When the cloud lifted from the Mishkan, the Israelites would set out, on their various journeys…For over the Mishkan a cloud of Hashem rested by day, and fire would appear in it by night, in the view of all the house of Yisrael throughout their journeys. Exodus 40:36-38
The Israel Bible explains:
The pillars of cloud and fire that accompanied the nation upon their exodus from Egypt now reposition themselves by hovering above the Mishkan at its completion. This manifestation of God’s presence accompanies the Jews throughout their travels in the desert, reminding them that He continuously dwells in their midst. Similarly, when the Beit Hamikdash is built by King Shlomo, God’s glory fills the Temple in the form of a cloud (I Kings 8:10-11), and a fire comes down from heaven (II Chronicles 7:1). Again, His presence among the people is manifest, this time in the holy city of Yerushalayim.

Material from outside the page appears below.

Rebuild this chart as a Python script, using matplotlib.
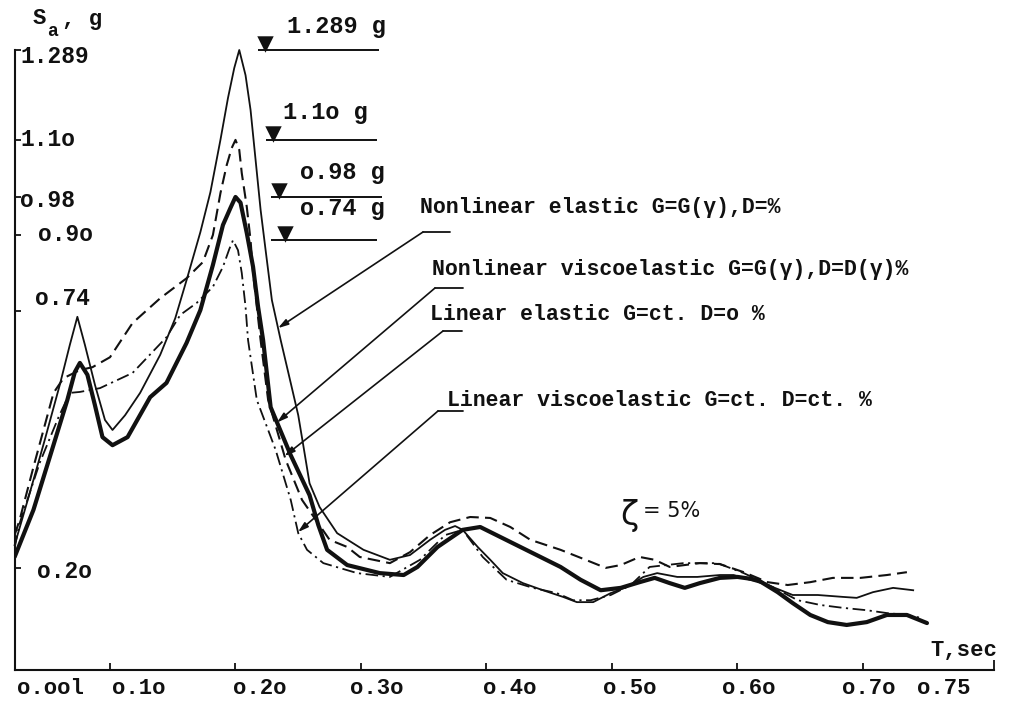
import numpy as np
import matplotlib
matplotlib.use('Agg')
import matplotlib.pyplot as plt
from matplotlib.transforms import ScaledTranslation

# period T (sec) and spectral acceleration Sa (g)
t_nl_elastic = [0.024, 0.036, 0.048, 0.060, 0.068, 0.074, 0.080, 0.088, 0.096, 0.102,
                0.112, 0.124, 0.140, 0.152, 0.161, 0.172, 0.180, 0.188, 0.194, 0.199,
                0.203, 0.208, 0.212, 0.216, 0.220, 0.224, 0.229, 0.236, 0.244, 0.250,
                0.254, 0.259, 0.267, 0.281, 0.302, 0.323, 0.339, 0.355, 0.367, 0.375,
                0.381, 0.393, 0.403, 0.413, 0.429, 0.445, 0.461, 0.472, 0.485, 0.499,
                0.512, 0.525, 0.536, 0.552, 0.568, 0.586, 0.597, 0.624, 0.644, 0.664,
                0.684, 0.695, 0.708, 0.724, 0.740]
sa_nl_elastic = [0.248, 0.357, 0.469, 0.585, 0.669, 0.728, 0.669, 0.585, 0.511, 0.490,
                 0.521, 0.568, 0.648, 0.725, 0.805, 0.906, 0.990, 1.100, 1.188, 1.251,
                 1.289, 1.236, 1.163, 1.058, 0.953, 0.868, 0.763, 0.679, 0.589, 0.521,
                 0.458, 0.378, 0.328, 0.273, 0.238, 0.217, 0.227, 0.259, 0.280, 0.288,
                 0.280, 0.244, 0.217, 0.189, 0.168, 0.153, 0.139, 0.128, 0.128, 0.147,
                 0.160, 0.181, 0.189, 0.181, 0.181, 0.185, 0.185, 0.164, 0.143, 0.143,
                 0.139, 0.137, 0.149, 0.158, 0.153]

t_nl_visco = [0.024, 0.039, 0.052, 0.066, 0.072, 0.076, 0.082, 0.088, 0.094, 0.102,
              0.114, 0.132, 0.145, 0.161, 0.172, 0.182, 0.190, 0.196, 0.200, 0.204,
              0.209, 0.214, 0.218, 0.222, 0.228, 0.244, 0.259, 0.266, 0.273, 0.289,
              0.315, 0.334, 0.345, 0.361, 0.381, 0.395, 0.411, 0.427, 0.443, 0.459,
              0.475, 0.491, 0.507, 0.522, 0.534, 0.546, 0.558, 0.570, 0.586, 0.600,
              0.616, 0.632, 0.644, 0.658, 0.672, 0.687, 0.703, 0.719, 0.735, 0.751]
sa_nl_visco = [0.223, 0.322, 0.433, 0.553, 0.612, 0.631, 0.606, 0.542, 0.475, 0.458,
               0.475, 0.559, 0.589, 0.673, 0.742, 0.837, 0.921, 0.957, 0.980, 0.968,
               0.904, 0.833, 0.749, 0.679, 0.538, 0.437, 0.353, 0.290, 0.238, 0.206,
               0.189, 0.185, 0.202, 0.244, 0.280, 0.286, 0.265, 0.244, 0.223, 0.202,
               0.175, 0.153, 0.158, 0.170, 0.179, 0.168, 0.158, 0.168, 0.179, 0.181,
               0.175, 0.149, 0.126, 0.101, 0.086, 0.080, 0.086, 0.101, 0.101, 0.084]

t_lin_elastic = [0.024, 0.028, 0.039, 0.055, 0.063, 0.076, 0.086, 0.100, 0.118, 0.140,
                 0.161, 0.174, 0.182, 0.188, 0.193, 0.197, 0.200, 0.203, 0.205, 0.209,
                 0.212, 0.214, 0.217, 0.220, 0.226, 0.240, 0.253, 0.275, 0.289, 0.299,
                 0.323, 0.339, 0.355, 0.371, 0.387, 0.403, 0.419, 0.435, 0.459, 0.479,
                 0.495, 0.507, 0.522, 0.534, 0.546, 0.570, 0.586, 0.605, 0.624, 0.640,
                 0.658, 0.676, 0.698, 0.719, 0.735]
sa_lin_elastic = [0.269, 0.301, 0.412, 0.568, 0.599, 0.616, 0.622, 0.643, 0.715, 0.767,
                  0.809, 0.843, 0.900, 0.988, 1.047, 1.083, 1.100, 1.079, 1.030, 0.959,
                  0.889, 0.820, 0.749, 0.679, 0.553, 0.427, 0.343, 0.259, 0.244, 0.223,
                  0.210, 0.233, 0.269, 0.296, 0.307, 0.305, 0.286, 0.259, 0.238, 0.217,
                  0.200, 0.206, 0.223, 0.217, 0.202, 0.210, 0.208, 0.191, 0.170, 0.164,
                  0.170, 0.179, 0.179, 0.185, 0.191]

t_lin_visco = [0.024, 0.028, 0.044, 0.059, 0.068, 0.076, 0.092, 0.118, 0.145, 0.156,
               0.169, 0.182, 0.190, 0.195, 0.198, 0.202, 0.205, 0.208, 0.210, 0.217,
               0.232, 0.244, 0.250, 0.257, 0.270, 0.297, 0.323, 0.347, 0.367, 0.381,
               0.397, 0.416, 0.437, 0.456, 0.469, 0.483, 0.499, 0.515, 0.530, 0.557,
               0.584, 0.605, 0.628, 0.648, 0.666, 0.684, 0.703, 0.719, 0.735, 0.746]
sa_lin_visco = [0.242, 0.294, 0.421, 0.517, 0.568, 0.570, 0.578, 0.610, 0.685, 0.732,
                0.757, 0.791, 0.833, 0.870, 0.889, 0.868, 0.820, 0.749, 0.679, 0.553,
                0.448, 0.343, 0.273, 0.238, 0.210, 0.189, 0.181, 0.217, 0.269, 0.280,
                0.223, 0.175, 0.158, 0.147, 0.132, 0.132, 0.143, 0.164, 0.202, 0.210,
                0.210, 0.189, 0.160, 0.132, 0.122, 0.116, 0.111, 0.105, 0.101, 0.095]

legend_text = ['Nonlinear elastic G=G(\u03b3),D=%',
               'Nonlinear viscoelastic G=G(\u03b3),D=D(\u03b3)%',
               'Linear elastic G=ct. D=o %',
               'Linear viscoelastic G=ct. D=ct. %']

ytick_vals = [0.20, 0.74, 0.90, 0.98, 1.10, 1.289]
ytick_text = ['o.2o', 'o.74', 'o.9o', 'o.98', '1.1o', '1.289']
xtick_vals = [0.0243, 0.1, 0.2, 0.3, 0.4, 0.5, 0.6, 0.7, 0.75]
xtick_text = ['o.ool', 'o.1o', 'o.2o', 'o.3o', 'o.4o', 'o.5o', 'o.6o', 'o.7o', 'o.75']

peak_vals = [1.289, 1.10, 0.98, 0.89]
peak_text = ['1.289 g', '1.1o g', 'o.98 g', 'o.74 g']
peak_t_start = [0.218, 0.224, 0.228, 0.228]
peak_t_end = [0.314, 0.313, 0.317, 0.313]
peak_t_mark = [0.2235, 0.2300, 0.2348, 0.2395]

W, H = 1018, 702
mono = 'Liberation Mono'
ink = '#111111'


def fp(x, y):
    # image pixel (top-left origin) -> figure pixels
    return (x, H - y)


fig = plt.figure(figsize=(W / 100, H / 100), dpi=100)
ax = fig.add_axes([15 / W, (H - 670) / H, (994 - 15) / W, (670 - 50) / H])
ax.set_xlim(0.0243, 0.8044)
ax.set_ylim(-0.0147, 1.289)

ax.plot(t_nl_elastic, sa_nl_elastic, color=ink, lw=1.3, solid_joinstyle='round',
        clip_on=False)
ax.plot(t_nl_visco, sa_nl_visco, color=ink, lw=3.0, solid_joinstyle='round',
        solid_capstyle='round')
ax.plot(t_lin_elastic, sa_lin_elastic, color=ink, lw=1.5, dashes=(6, 3))
ax.plot(t_lin_visco, sa_lin_visco, color=ink, lw=1.3, dashes=(7, 2.5, 1.2, 2.5))

for sp in ['top', 'right']:
    ax.spines[sp].set_visible(False)
for sp in ['left', 'bottom']:
    ax.spines[sp].set_linewidth(1.5)
    ax.spines[sp].set_color(ink)

# y axis: ticks inside, labels written inside the frame
ax.set_yticks(ytick_vals)
ax.set_yticklabels([])
ax.tick_params(axis='y', direction='in', length=4, width=1.3, color=ink)
y_off = [(15.8, -2.9), (14.4, 9.4), (16.6, 0), (3.6, -2.2), (3.6, 0), (3.6, -5)]
for val, lab, (dx, dy) in zip(ytick_vals, ytick_text, y_off):
    ax.annotate(lab, xy=(0, val), xycoords=('axes fraction', 'data'),
                xytext=(dx, dy), textcoords='offset points', ha='left', va='center',
                family=mono, fontsize=16.5, fontweight='bold', color=ink)

# x axis
ax.set_xticks(xtick_vals)
ax.set_xticklabels(xtick_text, family=mono, fontsize=16, fontweight='bold', color=ink,
                   ha='left')
ax.tick_params(axis='x', direction='in', length=5, width=1.3, color=ink, pad=6)
ax.set_xticks([0.8044], minor=True)
ax.tick_params(axis='x', which='minor', direction='in', length=7, width=1.3, color=ink)
ticks = ax.xaxis.get_major_ticks()
ticks[0].tick1line.set_visible(False)
ticks[-1].tick1line.set_visible(False)
x_off = [1.4, 1.4, -1.8, -7.9, -2.2, -6.5, -10.8, -15.1, -6.5]
for lab, dx in zip(ax.get_xticklabels(), x_off):
    lab.set_transform(lab.get_transform() + ScaledTranslation(dx / 72, 0, fig.dpi_scale_trans))

# axis titles
fig.text(33 / W, 1 - 18 / H, 'S', family=mono, fontsize=16, fontweight='bold',
         ha='left', va='center', color=ink)
fig.text(47 / W, 1 - 32 / H, 'a', family=mono, fontsize=13, fontweight='bold',
         ha='left', va='center', color=ink)
fig.text(62 / W, 1 - 20 / H, ', g', family=mono, fontsize=16, fontweight='bold',
         ha='left', va='center', color=ink)
fig.text(997 / W, 1 - 650 / H, 'T,sec', family=mono, fontsize=16, fontweight='bold',
         ha='right', va='center', color=ink)

# peak level markers
ax.hlines(peak_vals, peak_t_start, peak_t_end, color=ink, lw=1.4, clip_on=False)
mark_tr = ax.transData + ScaledTranslation(0, 6 / 100, fig.dpi_scale_trans)
ax.scatter(peak_t_mark, peak_vals, marker='v', s=140, color=ink, transform=mark_tr,
           zorder=4, linewidths=0, clip_on=False)
peak_lab_pos = [(287, 27), (283, 113), (300, 172), (300, 208)]
for txt, (px, py) in zip(peak_text, peak_lab_pos):
    ax.annotate(txt, xy=fp(px, py), xycoords='figure pixels', ha='left', va='center',
                family=mono, fontsize=17, fontweight='bold', color=ink)

# leader lines from the curve names to the curves
series = [(t_nl_elastic, sa_nl_elastic), (t_nl_visco, sa_nl_visco),
          (t_lin_elastic, sa_lin_elastic), (t_lin_visco, sa_lin_visco)]
leader_t = [0.2339, 0.2331, 0.2391, 0.2498]
leader_start = [(423, 232), (435, 288), (443, 331), (438, 411)]
leader_end = [450, 463, 462, 463]
text_pos = [(420, 207), (432, 270), (430, 315), (447, 400)]
for (ts, ss), tt, (sx, sy), ex, txt, (tx, ty) in zip(series, leader_t, leader_start,
                                                     leader_end, legend_text, text_pos):
    target = (tt, np.interp(tt, ts, ss))
    ax.annotate('', xy=target, xycoords='data', xytext=fp(sx, sy),
                textcoords='figure pixels',
                arrowprops=dict(arrowstyle='-|>,head_length=0.6,head_width=0.18',
                                color=ink, lw=1.2, shrinkA=0, shrinkB=0))
    ax.annotate('', xy=fp(ex, sy), xycoords='figure pixels', xytext=fp(sx, sy),
                textcoords='figure pixels',
                arrowprops=dict(arrowstyle='-', color=ink, lw=1.3, shrinkA=0, shrinkB=0))
    ax.annotate(txt, xy=fp(tx, ty), xycoords='figure pixels', ha='left', va='center',
                family=mono, fontsize=15.5, fontweight='bold', color=ink)

# damping note
ax.annotate('\u03b6', xy=fp(620, 515), xycoords='figure pixels', ha='left', va='center',
            family='DejaVu Sans', fontsize=24, color=ink)
ax.annotate('= 5%', xy=fp(643, 511), xycoords='figure pixels', ha='left', va='center',
            family='DejaVu Sans', fontsize=15, color=ink)

fig.savefig('out.png', dpi=100, facecolor='white')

God appears in a pillar of cloud on the east bank of the Jordan only once, when Moses takes his successor, Joshua, into the Tent of Meeting (Deuteronomy 31:14-15). God’s kavod as a cloud of glory does not appear again until the dedication ceremony after King Solomon has finished building the Temple in Jerusalem (I Kings 8:10-11).
The Midrash states that there were seven clouds: “Four on the four sides, one above and one below, and one that went before them. Whatever was low, it raised, and whatever was high, it lowered… And it would strike snakes and scorpions, and sweep and sprinkle before them.”

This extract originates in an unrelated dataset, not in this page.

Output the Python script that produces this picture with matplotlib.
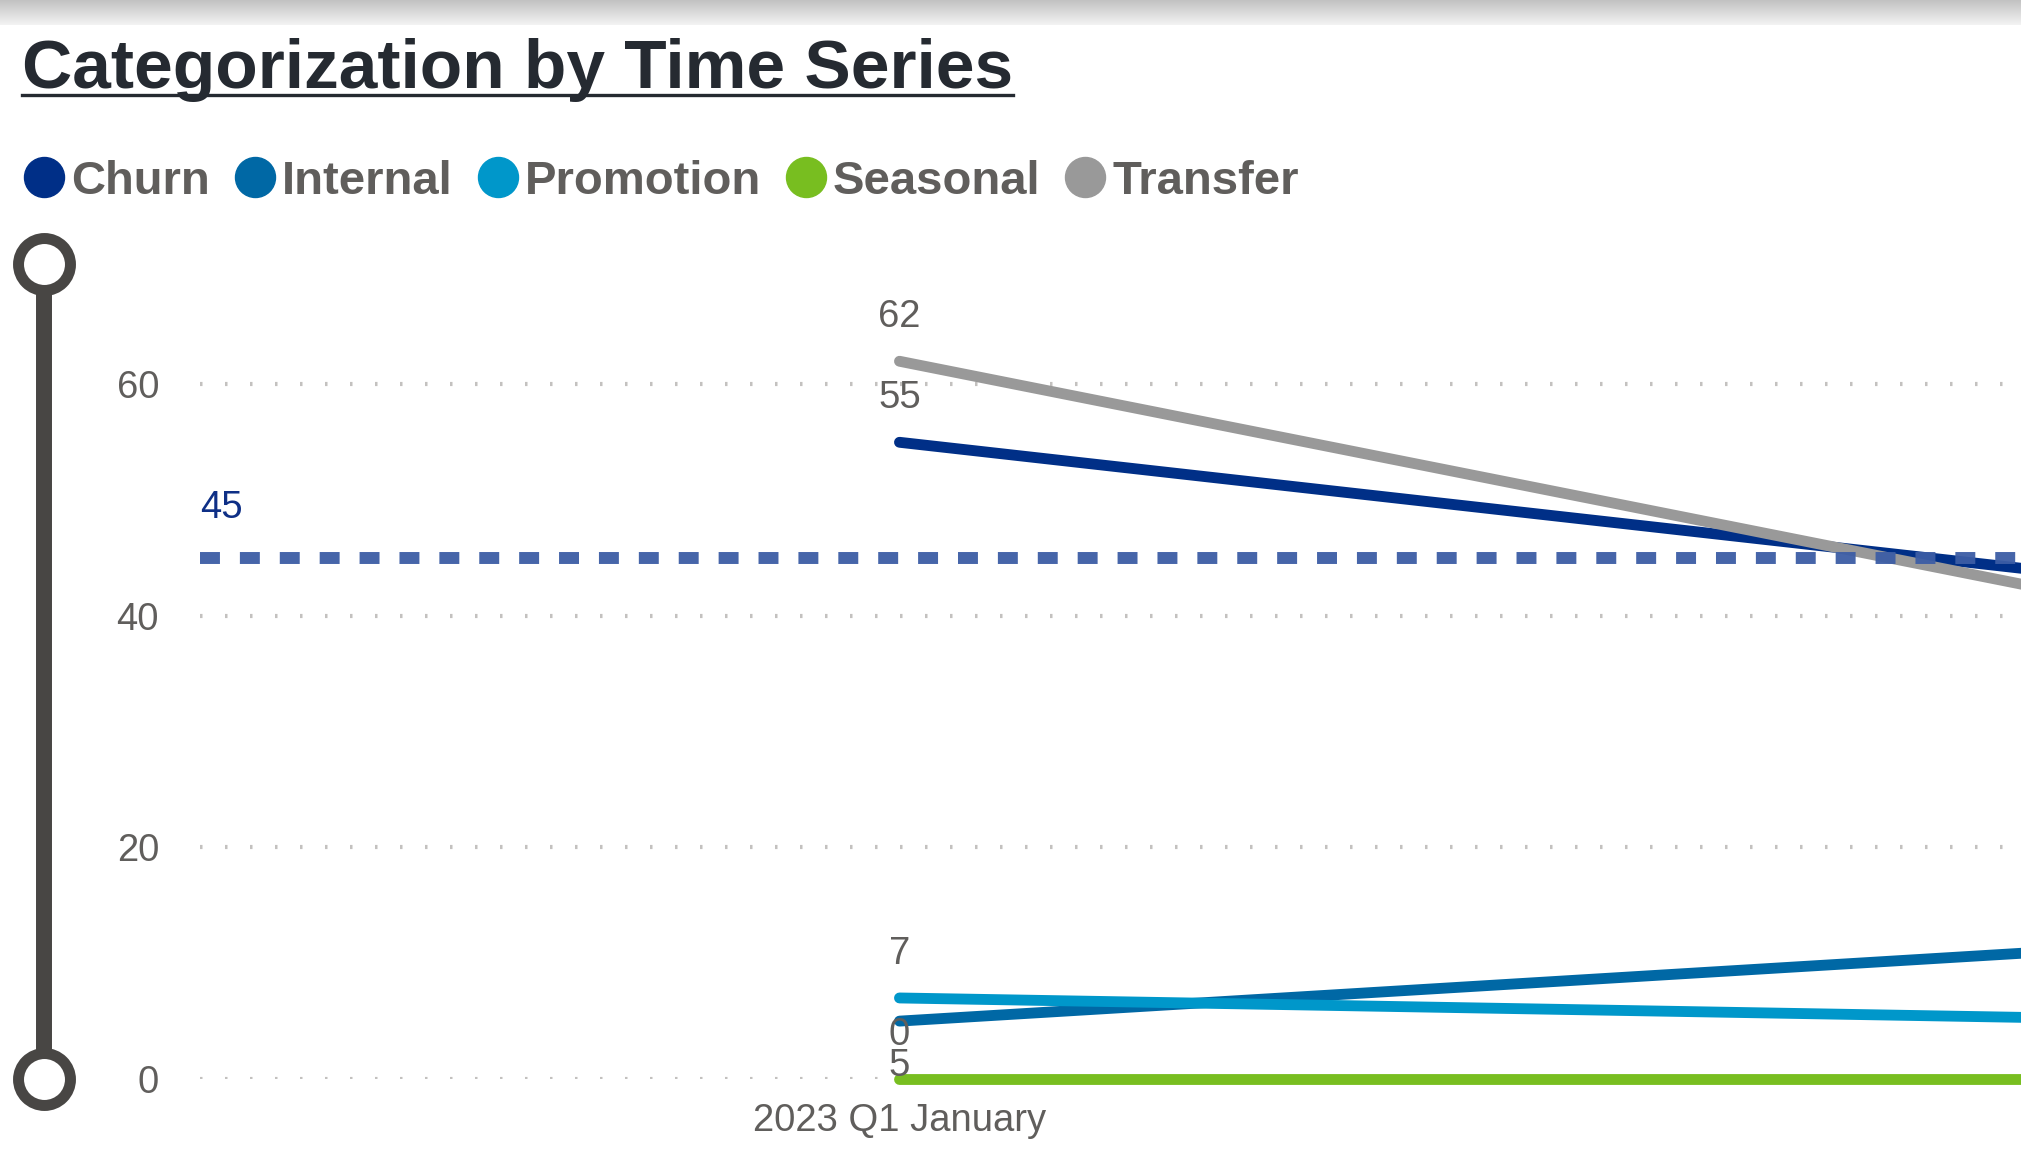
import numpy as np
import matplotlib
matplotlib.use('Agg')
import matplotlib.pyplot as plt
import matplotlib.transforms as mtransforms
from matplotlib.lines import Line2D

plt.rcParams['font.family'] = ['Liberation Sans', 'DejaVu Sans']

# ---- data ----
months    = ['2023 Q1 January', '2023 Q1 February']
churn     = [55, 42]
internal  = [5, 12]
promotion = [7, 5]
seasonal  = [0, 0]
transfer  = [62, 39]
target    = 45
yticks    = [0, 20, 40, 60]

names  = ['Churn', 'Internal', 'Promotion', 'Seasonal', 'Transfer']
values = [churn, internal, promotion, seasonal, transfer]
colors = ['#002F87', '#0068A5', '#0097CA', '#78BE20', '#999999']
# where the value label sits: +1 above the point, -1 below
label_side = [1, -1, 1, 1, 1]

TEXT_GREY = '#605E5C'
W, H = 2021, 1157

fig = plt.figure(figsize=(W / 100, H / 100), dpi=100)
fig.patch.set_facecolor('white')

# top shadow strip
sh = fig.add_axes([0, 1 - 25 / H, 1, 25 / H])
grad = np.linspace(0.76, 0.95, 50).reshape(-1, 1)
sh.imshow(grad, cmap='gray', vmin=0, vmax=1, aspect='auto', extent=[0, 1, 0, 1])
sh.axis('off')

# main plot area
ax = fig.add_axes([200 / W, 78 / H, (W - 200) / W, 815 / H])
x = np.arange(len(months))

for s in ax.spines.values():
    s.set_visible(False)
ax.set_yticks(yticks)
ax.set_xticks(x)
ax.set_xticklabels(months)
ax.tick_params(axis='both', length=0, labelsize=27.5, labelcolor=TEXT_GREY)
ax.tick_params(axis='y', pad=29.5)
ax.tick_params(axis='x', pad=17)
ax.yaxis.grid(True, color='#C3C1BF', linewidth=3.0, linestyle=(0, (0.6, 5.4)))
ax.set_axisbelow(True)

for name, vals, col, side in zip(names, values, colors, label_side):
    ax.plot(x, vals, color=col, linewidth=7.8, solid_capstyle='round',
            clip_on=False, zorder=3)
    for xi, v in zip(x, vals):
        ax.annotate(str(v), (xi, v), xytext=(0, 32 * side), textcoords='offset points',
                    ha='center', va='center', fontsize=27.5, color=TEXT_GREY, zorder=5)

# constant line
ax.axhline(target, color='#3C5DA5', linewidth=8.6, dashes=(1.67, 1.67),
           dash_capstyle='butt', alpha=0.95, zorder=4)
trans = mtransforms.blended_transform_factory(ax.transAxes, ax.transData)
ax.text(0, target + 4.3, str(target), transform=trans, ha='left', va='center',
        fontsize=27.5, color='#0E2F86')

# zoom slider on the left
sx = (44 - 200) / (W - 200)
ax.plot([sx, sx], [0, 70.4], transform=trans, color='#484644', linewidth=11.5,
        solid_capstyle='butt', clip_on=False, zorder=2)
ax.plot([sx, sx], [0, 70.4], transform=trans, linestyle='none', marker='o',
        markersize=37.4, markerfacecolor='white', markeredgecolor='#484644',
        markeredgewidth=7.9, clip_on=False, zorder=3)

# limits last, set_xticks would otherwise widen the view
ax.set_xlim(-0.522, 0.837)
ax.set_ylim(0, 70.4)

# title with underline
title = fig.text(22 / W, 1 - 88 / H, 'Categorization by Time Series', fontsize=50,
                 fontweight='bold', color='#252A31', va='baseline', ha='left')
fig.canvas.draw()
renderer = fig.canvas.get_renderer()
bb = title.get_window_extent(renderer)
uy = 1 - 95 / H
fig.add_artist(Line2D([bb.x0 / W, bb.x1 / W], [uy, uy], color='#252A31',
                      linewidth=2.4, transform=fig.transFigure))

# legend, drawn item by item
ly = 177
cx = 44
for name, col in zip(names, colors):
    fig.add_artist(Line2D([cx / W], [1 - ly / H], marker='o', markersize=28.8,
                          markerfacecolor=col, markeredgecolor=col, linestyle='none',
                          transform=fig.transFigure))
    t = fig.text((cx + 27) / W, 1 - (ly + 17) / H, name, fontsize=34, fontweight='bold',
                 color=TEXT_GREY, va='baseline', ha='left')
    tb = t.get_window_extent(renderer)
    cx = tb.x1 + 45

fig.savefig('out.png', dpi=100, facecolor='white')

It is interesting to note that in the Talmud (Sukkot 11b), Rabbi Eliezer states a tradition that in the desert, the children of Israel dwelled in booths that were made from the clouds of glory. This is hinted at by the Prophet Isaiah:
Hashem will create over the whole shrine and meeting place of Mount Tzion cloud by day and smoke with a glow of flaming fire by night. Indeed, over all the glory shall hang a canopy, which shall serve as a pavilion for shade from heat by day and as a shelter for protection against drenching rain. Isaiah 4:5-6
The clouds of glory were a direct manifestation of God’s presence, and His protection and care for His children. While we don’t have the clouds of glory to serve as a physical reminder of God’s involvement in our lives and His divine shelter, we know that He continues to watch over us and protect us as He did with our ancestors in the desert.